Marcio Nogueira Barbosa - Hoje, no mundo, dominam esse setor de produção de imagem os EUA e a Europa, que possuem sistemas operando há vários anos.
Existem também iniciativas japonesas, canadenses e da Índia. Nosso programa de cooperação, no momento em que é expandido para mais dois satélites, visa à possibilidade de ser instrumento de inserção do Brasil no mercado mundial de imagens de satélites.
Um ou dois satélites não são suficientes para garantir continuidade no mercado.
Portanto a expansão, com a criação de mais dois satélites, sinaliza aos potenciais clientes que estamos pensando em longo prazo, ou seja, que o serviço não terá vida curta. Isso é importante para dar segurança ao usuário.
Folha - Como é possível quantificar o mercado de utilização de imagens de satélites?
Nogueira Barbosa - O mercado de uso de imagens e seus derivados, como interpretação e mapeamento, foi avaliado, há alguns anos, em US$ 6 bilhões anuais.

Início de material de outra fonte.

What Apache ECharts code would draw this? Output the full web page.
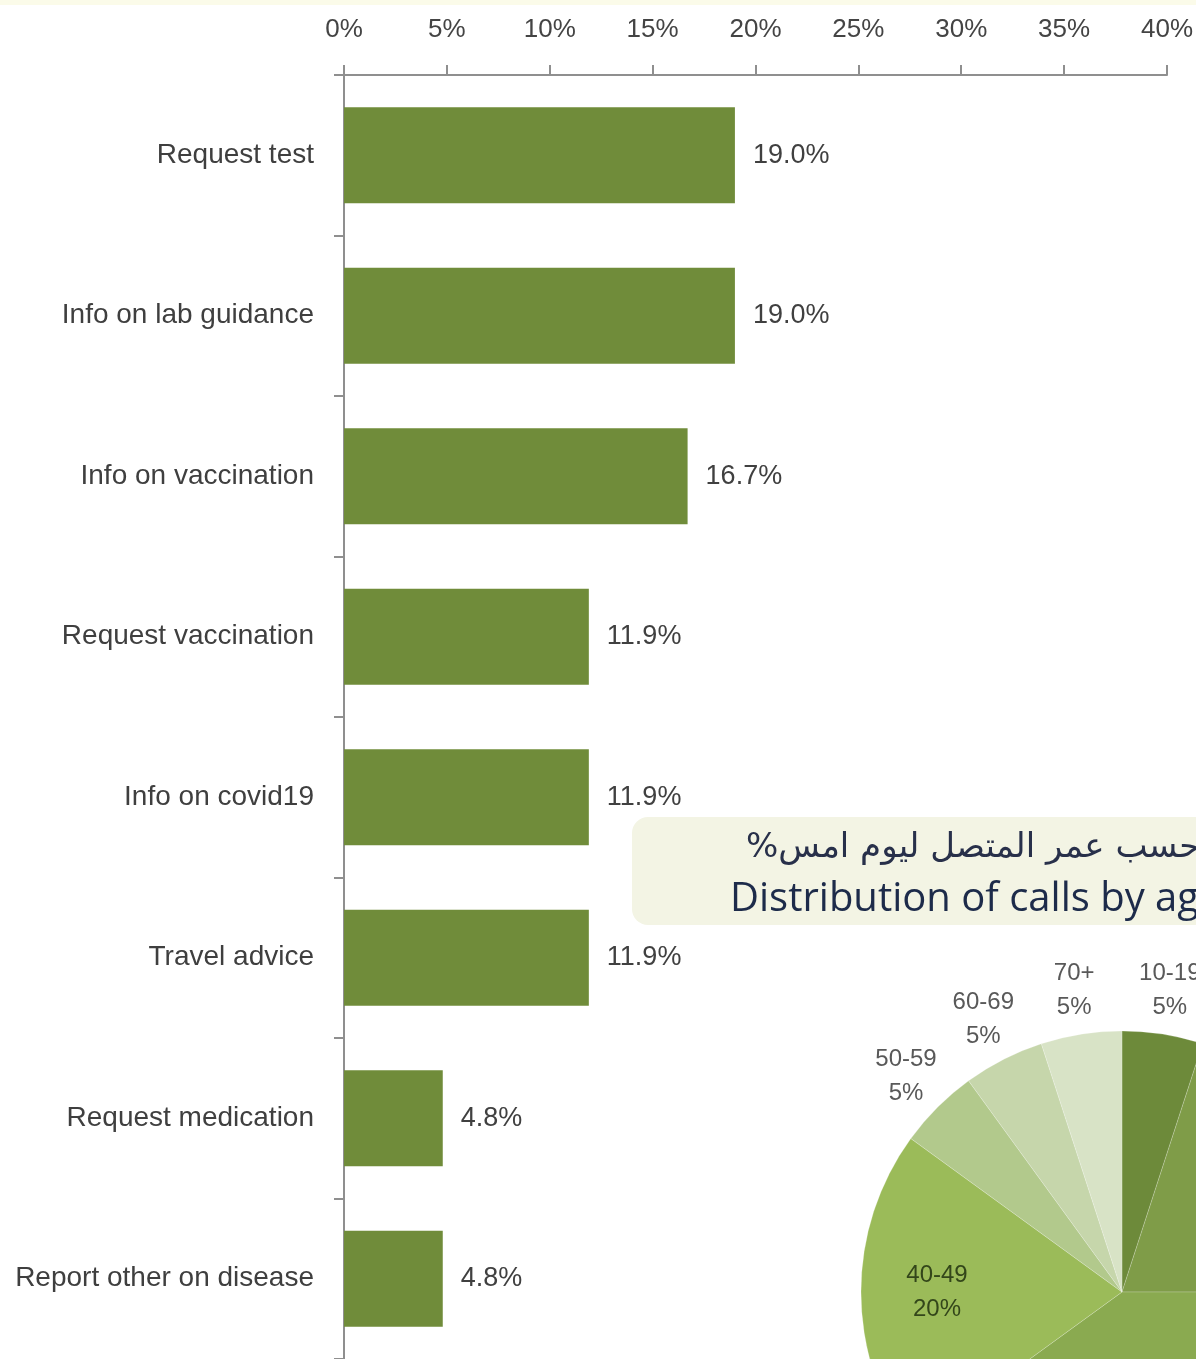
<!DOCTYPE html>
<html>
<head>
<meta charset="utf-8">
<script src="https://cdn.jsdelivr.net/npm/echarts@6/dist/echarts.min.js"></script>
<style>
  html, body { margin: 0; padding: 0; background: #fff; }
  #chart { width: 1196px; height: 1359px; }
</style>
</head>
<body>
<div id="chart"></div>
<script>
// 条形图数据: 来电原因
const reasons = ['Request test', 'Info on lab guidance', 'Info on vaccination', 'Request vaccination',
  'Info on covid19', 'Travel advice', 'Request medication', 'Report other on disease']
const reasonShares = [19.0, 19.0, 16.7, 11.9, 11.9, 11.9, 4.8, 4.8]
const axisTicks = [0, 5, 10, 15, 20, 25, 30, 35, 40] // 顶部刻度 (%)

// 饼图数据: 来电者年龄分布
const ageGroups = ['10-19', '20-29', '30-39', '40-49', '50-59', '60-69', '70+']
const ageShares = [5, 20, 40, 20, 5, 5, 5]
const ageColors = ['#6d8a3a', '#7f9c48', '#8aaa50', '#9bbb59', '#b2c98c', '#c6d6ab', '#d8e3c6']
const insideLabels = ['20-29', '30-39', '40-49'] // 标签在扇区内部

const titleAr = 'توزيع المكالمات حسب عمر المتصل ليوم امس%\u200F'
const titleEn = 'Distribution of calls by age'

const chartIns = echarts.init(document.getElementById('chart'))
const font = "'Liberation Sans', Arial, sans-serif"

// 透明的辅助饼图, 只用来放置标签
const labelRing = (radius, names, color) => ({
  type: 'pie',
  center: [1122, 1292],
  radius: radius,
  startAngle: 90,
  silent: true,
  z: 5,
  labelLine: { show: false },
  emphasis: { disabled: true },
  data: ageGroups.map((name, i) => ({
    name,
    value: ageShares[i],
    itemStyle: { color: 'transparent' },
    label: {
      show: names.includes(name),
      position: 'inside',
      formatter: name + '\n' + ageShares[i] + '%',
      fontFamily: font,
      fontSize: 24,
      lineHeight: 34,
      color: color
    }
  }))
})

const option = {
  animation: false,
  backgroundColor: '#ffffff',
  grid: {
    left: 344,
    top: 75,
    width: 824,
    height: 1288 // 最后一个类别超出画布底部
  },
  xAxis: {
    type: 'value',
    position: 'top',
    min: axisTicks[0],
    max: axisTicks[axisTicks.length - 1],
    interval: 5,
    axisLine: { show: true, lineStyle: { color: '#8f8f8f', width: 2 } },
    axisTick: { show: true, length: 10, lineStyle: { color: '#8f8f8f', width: 2 } },
    splitLine: { show: false },
    axisLabel: {
      formatter: '{value}%',
      margin: 32,
      fontFamily: font,
      fontSize: 26,
      color: '#444444'
    }
  },
  yAxis: {
    type: 'category',
    inverse: true,
    data: reasons,
    axisLine: { show: true, lineStyle: { color: '#8f8f8f', width: 2 } },
    axisTick: { show: true, length: 10, lineStyle: { color: '#8f8f8f', width: 2 } },
    axisLabel: {
      margin: 30,
      padding: [6, 0, 0, 0],
      fontFamily: font,
      fontSize: 28,
      color: '#3f3f3f'
    }
  },
  series: [
    // 条形图
    {
      type: 'bar',
      data: reasonShares,
      barWidth: 96,
      itemStyle: { color: '#708c3a' },
      label: {
        show: true,
        position: 'right',
        distance: 18,
        padding: [6, 0, 0, 0],
        formatter: (p) => p.value.toFixed(1) + '%',
        fontFamily: font,
        fontSize: 27,
        color: '#404040'
      },
      z: 2
    },
    // 年龄饼图
    {
      type: 'pie',
      center: [1122, 1292],
      radius: 261,
      startAngle: 90,
      z: 4,
      label: { show: false },
      labelLine: { show: false },
      emphasis: { disabled: true },
      data: ageGroups.map((name, i) => ({
        name,
        value: ageShares[i],
        itemStyle: { color: ageColors[i], borderColor: 'rgba(255,255,255,0.2)', borderWidth: 1 }
      }))
    },
    // 内部标签
    labelRing([164, 200], insideLabels, '#33461a'),
    // 外部标签
    labelRing([285, 320], ageGroups.filter(n => !insideLabels.includes(n)), '#595959')
  ],
  graphic: [
    // 顶部淡黄色条
    { type: 'rect', z: 0, shape: { x: 0, y: 0, width: 1196, height: 5 }, style: { fill: '#fbfbe9' } },
    // 饼图标题框
    {
      type: 'rect', z: 3,
      shape: { x: 632, y: 817, width: 700, height: 108, r: 16 },
      style: { fill: '#f3f4e4' }
    },
    {
      type: 'text', z: 4, x: 746, y: 848,
      style: {
        text: titleAr, fill: '#28304a', fontFamily: "'DejaVu Sans', sans-serif",
        fontSize: 34, textAlign: 'left', textVerticalAlign: 'middle'
      }
    },
    {
      type: 'text', z: 4, x: 730, y: 900,
      style: {
        text: titleEn, fill: '#1d2b4a', fontFamily: "'Open Sans', sans-serif",
        fontSize: 40, textAlign: 'left', textVerticalAlign: 'middle'
      }
    }
  ]
}
chartIns.setOption(option)
</script>
</body>
</html>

Mas o mercado está se expandindo, a tecnologia tem avançado, permitindo outras aplicações e tarefas. Por exemplo, as imagens do satélite podem agora ser usadas para questões de planejamento urbano, que antes usavam apenas imagens feitas de um avião.
Folha - Em que fase de desenvolvimento estão os projetos dos dois novos satélites?
Nogueira Barbosa - Brasil e China iniciaram a fase de definir claramente como serão os dois novos satélites, buscando prepará-los para o mercado que vai existir depois do ano 2000.
Queremos entrar na nova década com capacidade de oferecer um produto competitivo, que seja o melhor e o mais atualizado.
Folha - Quem são os clientes potenciais?
Nogueira Barbosa - São agências e organizações preocupadas com questões ambientais, países pobres em cartografia, geralmente da África e da América Latina. Existe também interesse de entidades da área de engenharia civil e obras.
Folha - O que o Brasil aproveita dos conhecimentos chineses nesse programa de cooperação?
Nogueira Barbosa - O Brasil ganha a chance de desenvolver tecnologias que eram disponíveis em nossos programas em casa.
Essas se caracterizam por desenvolver satélites pequenos, entre 150 e 200 quilos. Mas agora desenvolvemos um satélite de 1,5 tonelada, o que exige uma engenharia diferente.
Se o Brasil quiser, por exemplo, desenvolver um satélite de comunicação, que é de grande porte, poderá usar essa experiência que adquirimos na China.
Folha - E a China, o que aprende com o Brasil?
Nogueira Barbosa - Os chineses ganham em dois aspectos. Primeiro, aprendem técnicas de gerenciamento, documentação, ferramentas que eles conhecem pouco e que são necessárias atualmente para ganhar competitividade. E, aprendendo o método de trabalho, a China tem chances de melhorar o lado operacional.
Em segundo lugar, vem o aspecto da utilização dos satélites. O Brasil é um dos grandes usuários do mundo, e a China usa satélites basicamente para questões de defesa. Nós temos 20 anos de experiência na utilização das imagens de satélites para assuntos agrícolas, de meio ambiente.